• **Collected data**:
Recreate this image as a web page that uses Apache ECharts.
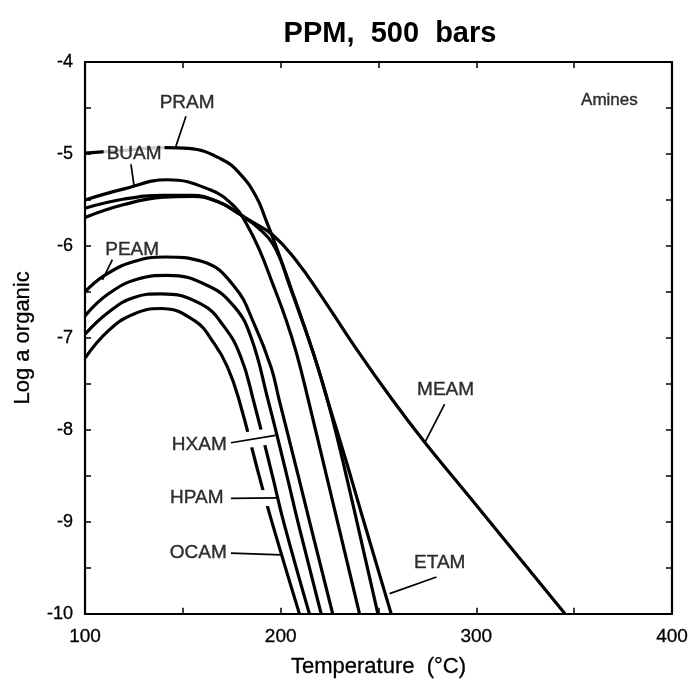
<!DOCTYPE html>
<html><head><meta charset="utf-8">
<script src="https://cdn.jsdelivr.net/npm/echarts@6/dist/echarts.min.js"></script>
<style>html,body{margin:0;padding:0;background:#fff}#c{width:691px;height:683px}</style>
</head><body><div id="c"></div>
<script>
// ---- data (Temperature °C, log a) ----
const xTickLabels = [100, 200, 300, 400];
const yTickLabels = [-4, -5, -6, -7, -8, -9, -10];

const pram = [[100,-4.99],[120,-4.96],[141,-4.93],[153,-4.94],[170,-5.06],[179,-5.21],[187.4,-5.46],[192.5,-5.72],[197.6,-6.0],[204.5,-6.41],[216.3,-7.14],[224,-7.68],[233,-8.45],[249.7,-10]];
const buam = [[100,-5.50],[120,-5.38],[142,-5.28],[164,-5.39],[176.3,-5.57],[182.3,-5.75],[189.1,-6.04],[195.9,-6.41],[202.7,-6.80],[208,-7.16],[213.5,-7.62],[240.3,-10]];
const etam = [[100,-5.59],[120,-5.49],[140,-5.45],[155,-5.45],[168,-5.52],[178,-5.64],[190,-5.83],[197.6,-6.04],[204.5,-6.43],[216.3,-7.14],[224,-7.68],[233.5,-8.34],[242,-8.96],[256.5,-10]];
const meam = [[100,-5.69],[120,-5.55],[140,-5.47],[155,-5.46],[168,-5.52],[178,-5.64],[184,-5.72],[196,-5.88],[208,-6.16],[220,-6.52],[240,-7.16],[257,-7.67],[273.6,-8.135],[290,-8.56],[305,-8.95],[320,-9.34],[345.3,-10]];
const peam = [[100,-6.50],[110,-6.32],[125,-6.17],[141,-6.12],[160,-6.17],[176.3,-6.44],[186.5,-6.85],[195.1,-7.32],[199.3,-7.68],[209,-8.5],[214.8,-9.0],[226.6,-10]];
const hxam = [[100,-6.76],[112,-6.52],[127,-6.36],[142,-6.32],[162.6,-6.43],[176.3,-6.66],[184.8,-6.99],[193.6,-7.68],[203.2,-8.5],[208.8,-9.0],[220.7,-10]];
const hpam = [[100,-6.96],[112,-6.72],[125,-6.56],[138.7,-6.52],[159.2,-6.63],[171.2,-6.88],[179.7,-7.21],[186.1,-7.68],[195.8,-8.5],[201.5,-9.0],[214.7,-10]];
const ocam = [[100,-7.22],[112,-6.92],[125,-6.74],[138.7,-6.68],[155.8,-6.81],[166,-7.06],[172.9,-7.32],[178.8,-7.68],[189,-8.5],[195.5,-9.0],[209.6,-10]];

const curves = [pram, buam, etam, meam, peam, hxam, hpam, ocam];

// ---- annotations (data coordinates) ----
const labelNames = ['PRAM','BUAM','PEAM','HXAM','HPAM','OCAM','MEAM','ETAM','Amines'];
const labelAt = [[152.2,-4.44],[125.1,-5.0],[124.1,-6.04],[158.4,-8.16],[157.1,-8.74],[157.9,-9.34],[284.3,-7.56],[281.3,-9.45],[368,-4.42]];
const leaders = [
  [[151.6,-4.59],[146.4,-4.92]],
  [[123.4,-5.10],[125.1,-5.35]],
  [[114.0,-6.15],[108.9,-6.37]],
  [[174.6,-8.14],[197.3,-8.06]],
  [[174.6,-8.745],[198.2,-8.74]],
  [[174.6,-9.34],[200.3,-9.358]],
  [[283.8,-7.72],[273.6,-8.14]],
  [[279.6,-9.60],[255.7,-9.78]]
];
const gaps = [
  [[176.5,-8.133],[194.0,-8.07]],
  [[176.5,-8.745],[195.3,-8.74]]
];

const FONT = "'Liberation Sans', Arial, Helvetica, sans-serif";
const chart = echarts.init(document.getElementById('c'));

const isInt = v => Math.abs(v - Math.round(v)) < 1e-9;

const series = curves.map(d => ({
  type: 'line', data: d, showSymbol: false, smooth: 0.45,
  lineStyle: { color: '#000', width: 3.2 }, z: 2, silent: true, animation: false
}));
series.push({
  type: 'lines', coordinateSystem: 'cartesian2d', z: 3, silent: true, animation: false,
  lineStyle: { color: '#fff', width: 16, opacity: 1, cap: 'butt' },
  data: gaps.map(c => ({ coords: c }))
});
series.push({
  type: 'lines', coordinateSystem: 'cartesian2d', z: 4, silent: true, animation: false,
  lineStyle: { color: '#000', width: 1.7, opacity: 1 },
  data: leaders.map(c => ({ coords: c }))
});
series.push({
  type: 'scatter', z: 6, silent: true, animation: false, symbolSize: 1,
  itemStyle: { color: 'rgba(0,0,0,0)' },
  label: { show: true, position: 'inside', formatter: '{b}', color: '#000', fontSize: 19,
    fontFamily: FONT, textBorderColor: '#000', textBorderWidth: 0.4 },
  data: labelNames.map((n, i) => {
    const item = { name: n, value: labelAt[i] };
    if (n === 'BUAM') item.label = { backgroundColor: '#fff', padding: [1, 3] };
    if (n === 'Amines') item.label = { fontSize: 17 };
    return item;
  })
});

const tickStyle = { inside: true, length: 6, lineStyle: { color: '#000', width: 1.5 } };
const axisLine = { show: true, lineStyle: { color: '#000', width: 2.2 } };
const tickFont = { fontSize: 19, color: '#000', fontFamily: FONT, textBorderColor: '#000', textBorderWidth: 0.3 };
const nameFont = { fontSize: 22, color: '#000', fontFamily: FONT, textBorderColor: '#000', textBorderWidth: 0.3 };

chart.setOption({
  animation: false,
  backgroundColor: '#fff',
  title: { text: 'PPM,  500  bars', left: 385, textAlign: 'center', top: 14,
    textStyle: { fontSize: 29, fontWeight: 'bold', color: '#000', fontFamily: FONT } },
  grid: { left: 85, right: 19, top: 62, bottom: 68 },
  xAxis: [
    { type: 'value', min: 100, max: 400, interval: 50, position: 'bottom',
      axisLine, axisTick: tickStyle, splitLine: { show: false },
      axisLabel: Object.assign({ margin: 13, formatter: v => (xTickLabels.includes(v) ? String(v) : '') }, tickFont),
      name: 'Temperature  (°C)', nameLocation: 'middle', nameGap: 42, nameTextStyle: nameFont },
    { type: 'value', min: 100, max: 400, interval: 50, position: 'top',
      axisLine, axisTick: tickStyle, splitLine: { show: false }, axisLabel: { show: false } }
  ],
  yAxis: [
    { type: 'value', min: -10, max: -4, interval: 0.5, position: 'left',
      axisLine, axisTick: tickStyle, splitLine: { show: false },
      axisLabel: Object.assign({ margin: 12,
        formatter: v => (isInt(v) && yTickLabels.includes(Math.round(v)) ? String(Math.round(v)) : '') }, tickFont, { fontSize: 18 }),
      name: 'Log a organic', nameLocation: 'middle', nameGap: 51, nameRotate: 90, nameTextStyle: nameFont },
    { type: 'value', min: -10, max: -4, interval: 0.5, position: 'right',
      axisLine, axisTick: tickStyle, splitLine: { show: false }, axisLabel: { show: false } }
  ],
  series
});
</script></body></html>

• **Written instruction**: Repeat only the lines from the beginning of the material through the line containing "const yTickLabels = [-4, -5, -6, -7, -8, -9, -10];", both ends kept, leaving pictures out.

• **Response to the task**:
Recreate this image as a web page that uses Apache ECharts.
<!DOCTYPE html>
<html><head><meta charset="utf-8">
<script src="https://cdn.jsdelivr.net/npm/echarts@6/dist/echarts.min.js"></script>
<style>html,body{margin:0;padding:0;background:#fff}#c{width:691px;height:683px}</style>
</head><body><div id="c"></div>
<script>
// ---- data (Temperature °C, log a) ----
const xTickLabels = [100, 200, 300, 400];
const yTickLabels = [-4, -5, -6, -7, -8, -9, -10];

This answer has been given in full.